* OBJECTIVE *
Working from the data below, reproduce exactly the lines starting at the one that holds "Convert this diagram to TikZ code." and ending at the one that holds "(#1-29,#2-16) -- (#1+29,#2-16)". Pictures are excluded.

* INPUT MATERIAL *
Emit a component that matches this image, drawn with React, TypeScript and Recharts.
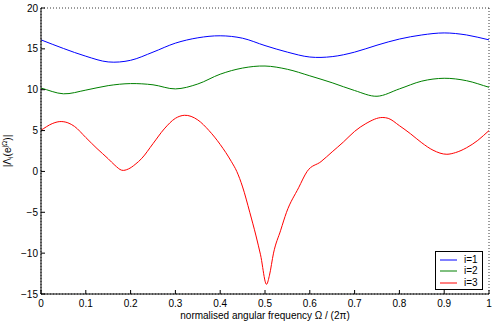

* * *

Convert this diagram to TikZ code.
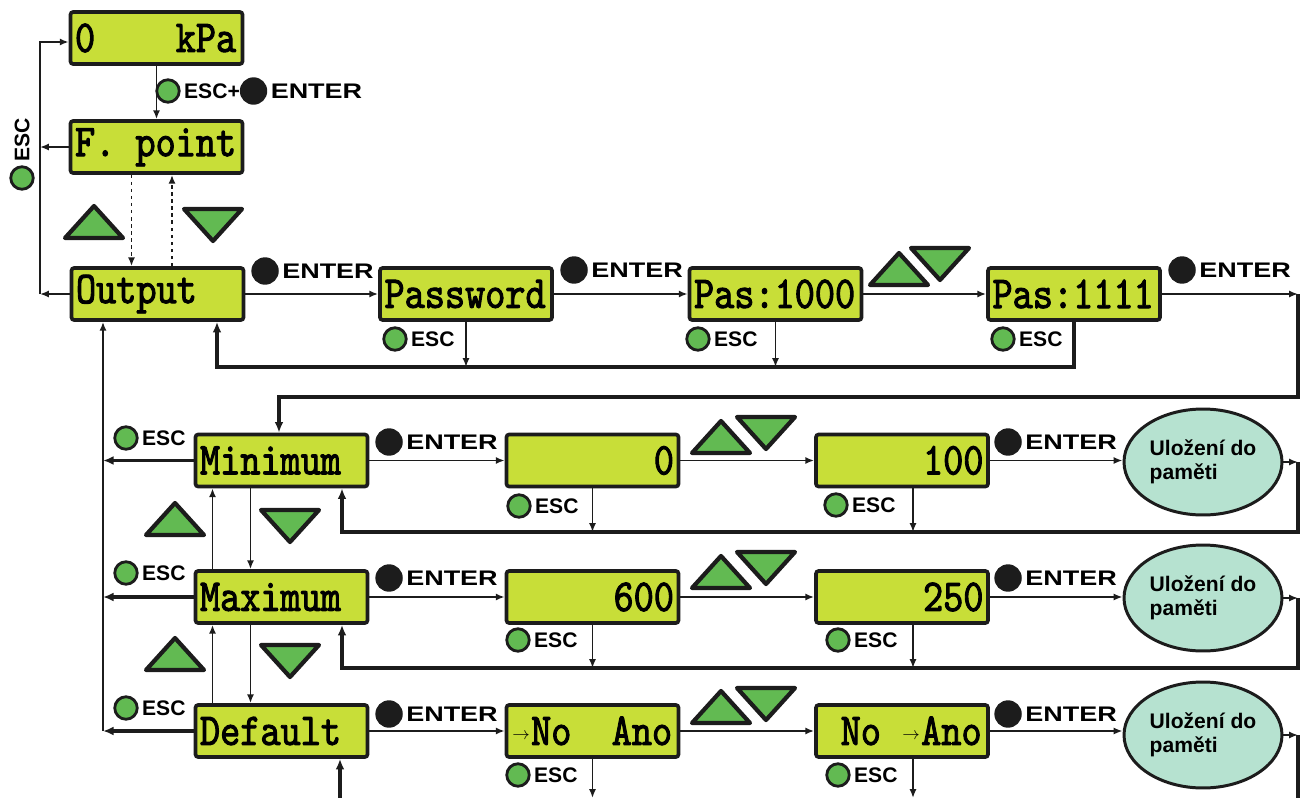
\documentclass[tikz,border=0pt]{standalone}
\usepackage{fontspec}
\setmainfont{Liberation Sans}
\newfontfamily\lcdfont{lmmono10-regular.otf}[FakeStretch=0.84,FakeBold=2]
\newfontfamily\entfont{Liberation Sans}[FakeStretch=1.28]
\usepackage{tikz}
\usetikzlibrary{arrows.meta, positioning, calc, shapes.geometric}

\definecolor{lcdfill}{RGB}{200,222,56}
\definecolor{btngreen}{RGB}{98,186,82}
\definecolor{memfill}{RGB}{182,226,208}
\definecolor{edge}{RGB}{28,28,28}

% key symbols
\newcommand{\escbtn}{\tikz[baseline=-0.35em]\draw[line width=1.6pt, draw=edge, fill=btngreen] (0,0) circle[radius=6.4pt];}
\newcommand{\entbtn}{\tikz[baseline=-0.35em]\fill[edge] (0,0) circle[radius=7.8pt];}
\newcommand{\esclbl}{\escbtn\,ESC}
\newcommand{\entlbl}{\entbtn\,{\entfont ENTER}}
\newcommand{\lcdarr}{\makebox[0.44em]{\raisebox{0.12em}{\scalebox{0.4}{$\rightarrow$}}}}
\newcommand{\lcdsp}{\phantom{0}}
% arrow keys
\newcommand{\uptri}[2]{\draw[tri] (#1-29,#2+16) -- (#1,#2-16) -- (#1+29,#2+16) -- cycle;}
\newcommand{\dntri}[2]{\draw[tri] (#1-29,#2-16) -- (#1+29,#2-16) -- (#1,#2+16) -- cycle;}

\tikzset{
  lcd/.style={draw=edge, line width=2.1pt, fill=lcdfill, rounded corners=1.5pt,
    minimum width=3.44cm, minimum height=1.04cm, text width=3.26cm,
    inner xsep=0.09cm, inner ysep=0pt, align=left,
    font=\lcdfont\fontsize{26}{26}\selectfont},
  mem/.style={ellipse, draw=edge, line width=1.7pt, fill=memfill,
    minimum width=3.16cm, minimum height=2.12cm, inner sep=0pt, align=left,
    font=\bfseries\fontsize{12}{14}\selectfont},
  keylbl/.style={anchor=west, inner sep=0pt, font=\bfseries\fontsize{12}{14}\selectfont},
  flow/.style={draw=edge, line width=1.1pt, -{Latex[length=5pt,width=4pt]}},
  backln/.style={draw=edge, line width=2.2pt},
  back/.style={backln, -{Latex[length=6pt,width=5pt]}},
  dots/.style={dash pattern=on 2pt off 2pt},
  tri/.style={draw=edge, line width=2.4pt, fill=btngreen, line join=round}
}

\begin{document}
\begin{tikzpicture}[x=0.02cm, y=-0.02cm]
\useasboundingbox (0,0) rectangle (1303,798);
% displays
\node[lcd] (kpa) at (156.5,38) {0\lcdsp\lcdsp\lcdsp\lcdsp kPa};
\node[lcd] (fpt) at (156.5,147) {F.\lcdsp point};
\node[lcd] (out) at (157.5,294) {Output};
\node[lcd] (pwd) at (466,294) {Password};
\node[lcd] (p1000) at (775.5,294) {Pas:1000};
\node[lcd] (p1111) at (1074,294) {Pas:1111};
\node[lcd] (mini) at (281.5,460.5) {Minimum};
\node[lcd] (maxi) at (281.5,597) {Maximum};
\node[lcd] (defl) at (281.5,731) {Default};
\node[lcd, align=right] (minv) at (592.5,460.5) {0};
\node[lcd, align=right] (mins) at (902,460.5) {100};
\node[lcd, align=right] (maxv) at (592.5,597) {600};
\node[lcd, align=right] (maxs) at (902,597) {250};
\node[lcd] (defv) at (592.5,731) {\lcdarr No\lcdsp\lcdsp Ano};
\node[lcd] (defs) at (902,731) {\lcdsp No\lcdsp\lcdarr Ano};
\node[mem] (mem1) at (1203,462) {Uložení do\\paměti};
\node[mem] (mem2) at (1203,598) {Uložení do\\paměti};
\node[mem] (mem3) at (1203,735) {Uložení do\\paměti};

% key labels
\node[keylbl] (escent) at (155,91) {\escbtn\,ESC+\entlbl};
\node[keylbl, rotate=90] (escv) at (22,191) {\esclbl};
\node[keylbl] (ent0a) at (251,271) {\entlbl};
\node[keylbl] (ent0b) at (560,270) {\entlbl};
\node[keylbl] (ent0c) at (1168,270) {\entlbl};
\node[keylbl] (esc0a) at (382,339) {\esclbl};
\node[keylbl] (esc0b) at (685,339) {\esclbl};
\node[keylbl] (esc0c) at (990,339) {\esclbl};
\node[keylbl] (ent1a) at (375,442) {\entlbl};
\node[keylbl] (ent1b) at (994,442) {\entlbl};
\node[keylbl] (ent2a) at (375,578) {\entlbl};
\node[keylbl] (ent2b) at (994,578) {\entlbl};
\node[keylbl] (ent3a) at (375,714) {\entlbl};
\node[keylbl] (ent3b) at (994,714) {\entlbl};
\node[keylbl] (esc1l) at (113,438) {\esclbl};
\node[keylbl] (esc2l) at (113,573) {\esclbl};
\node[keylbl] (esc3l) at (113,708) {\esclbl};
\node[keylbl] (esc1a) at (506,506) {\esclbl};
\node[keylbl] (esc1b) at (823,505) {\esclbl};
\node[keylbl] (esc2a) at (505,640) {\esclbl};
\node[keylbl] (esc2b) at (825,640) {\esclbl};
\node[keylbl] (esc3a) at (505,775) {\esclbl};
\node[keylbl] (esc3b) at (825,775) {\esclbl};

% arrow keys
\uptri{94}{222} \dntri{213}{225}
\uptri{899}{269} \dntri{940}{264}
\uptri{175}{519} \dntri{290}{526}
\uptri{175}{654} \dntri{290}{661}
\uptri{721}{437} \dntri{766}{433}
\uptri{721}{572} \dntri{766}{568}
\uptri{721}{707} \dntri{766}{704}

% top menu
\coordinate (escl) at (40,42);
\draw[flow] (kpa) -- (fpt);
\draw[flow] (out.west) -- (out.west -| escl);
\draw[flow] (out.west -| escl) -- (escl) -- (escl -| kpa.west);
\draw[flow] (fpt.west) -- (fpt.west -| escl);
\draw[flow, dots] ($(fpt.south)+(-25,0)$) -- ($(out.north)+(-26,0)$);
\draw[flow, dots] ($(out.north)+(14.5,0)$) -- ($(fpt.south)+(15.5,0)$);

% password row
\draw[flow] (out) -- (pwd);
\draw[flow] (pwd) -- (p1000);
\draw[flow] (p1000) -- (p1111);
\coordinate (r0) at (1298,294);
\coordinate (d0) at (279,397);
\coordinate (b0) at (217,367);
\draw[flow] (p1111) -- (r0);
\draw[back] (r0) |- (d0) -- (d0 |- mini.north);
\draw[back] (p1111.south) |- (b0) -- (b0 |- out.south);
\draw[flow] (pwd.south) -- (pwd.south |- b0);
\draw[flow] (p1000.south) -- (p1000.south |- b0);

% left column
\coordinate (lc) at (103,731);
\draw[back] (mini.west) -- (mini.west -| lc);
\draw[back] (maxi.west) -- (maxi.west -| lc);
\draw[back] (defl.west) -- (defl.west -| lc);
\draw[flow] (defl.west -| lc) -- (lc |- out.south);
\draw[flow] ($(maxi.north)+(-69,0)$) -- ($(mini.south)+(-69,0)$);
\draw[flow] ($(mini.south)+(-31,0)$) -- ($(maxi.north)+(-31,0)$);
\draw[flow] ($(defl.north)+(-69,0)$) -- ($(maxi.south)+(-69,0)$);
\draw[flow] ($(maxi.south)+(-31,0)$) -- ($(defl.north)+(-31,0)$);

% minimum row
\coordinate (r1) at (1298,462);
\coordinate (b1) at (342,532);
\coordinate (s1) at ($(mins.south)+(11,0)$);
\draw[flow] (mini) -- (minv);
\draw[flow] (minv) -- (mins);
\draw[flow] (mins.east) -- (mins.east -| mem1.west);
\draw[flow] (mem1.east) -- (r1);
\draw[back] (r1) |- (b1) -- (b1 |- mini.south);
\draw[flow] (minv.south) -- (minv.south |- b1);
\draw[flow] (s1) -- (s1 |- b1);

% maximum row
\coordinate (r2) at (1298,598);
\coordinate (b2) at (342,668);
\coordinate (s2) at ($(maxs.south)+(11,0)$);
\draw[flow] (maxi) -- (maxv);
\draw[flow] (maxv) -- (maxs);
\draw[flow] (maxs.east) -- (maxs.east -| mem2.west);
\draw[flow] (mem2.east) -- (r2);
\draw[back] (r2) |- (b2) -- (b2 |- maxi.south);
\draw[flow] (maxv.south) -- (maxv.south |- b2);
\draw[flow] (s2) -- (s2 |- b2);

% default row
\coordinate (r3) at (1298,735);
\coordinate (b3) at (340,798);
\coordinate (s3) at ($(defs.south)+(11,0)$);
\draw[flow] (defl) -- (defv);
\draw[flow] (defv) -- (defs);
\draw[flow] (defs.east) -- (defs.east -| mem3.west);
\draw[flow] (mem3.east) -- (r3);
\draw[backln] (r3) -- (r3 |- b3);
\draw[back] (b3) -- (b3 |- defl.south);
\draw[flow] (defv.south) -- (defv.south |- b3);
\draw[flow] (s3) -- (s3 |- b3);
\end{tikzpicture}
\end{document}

* FINISHED TASK *
Convert this diagram to TikZ code.
\documentclass[tikz,border=0pt]{standalone}
\usepackage{fontspec}
\setmainfont{Liberation Sans}
\newfontfamily\lcdfont{lmmono10-regular.otf}[FakeStretch=0.84,FakeBold=2]
\newfontfamily\entfont{Liberation Sans}[FakeStretch=1.28]
\usepackage{tikz}
\usetikzlibrary{arrows.meta, positioning, calc, shapes.geometric}

\definecolor{lcdfill}{RGB}{200,222,56}
\definecolor{btngreen}{RGB}{98,186,82}
\definecolor{memfill}{RGB}{182,226,208}
\definecolor{edge}{RGB}{28,28,28}

% key symbols
\newcommand{\escbtn}{\tikz[baseline=-0.35em]\draw[line width=1.6pt, draw=edge, fill=btngreen] (0,0) circle[radius=6.4pt];}
\newcommand{\entbtn}{\tikz[baseline=-0.35em]\fill[edge] (0,0) circle[radius=7.8pt];}
\newcommand{\esclbl}{\escbtn\,ESC}
\newcommand{\entlbl}{\entbtn\,{\entfont ENTER}}
\newcommand{\lcdarr}{\makebox[0.44em]{\raisebox{0.12em}{\scalebox{0.4}{$\rightarrow$}}}}
\newcommand{\lcdsp}{\phantom{0}}
% arrow keys
\newcommand{\uptri}[2]{\draw[tri] (#1-29,#2+16) -- (#1,#2-16) -- (#1+29,#2+16) -- cycle;}
\newcommand{\dntri}[2]{\draw[tri] (#1-29,#2-16) -- (#1+29,#2-16) -- (#1,#2+16) -- cycle;}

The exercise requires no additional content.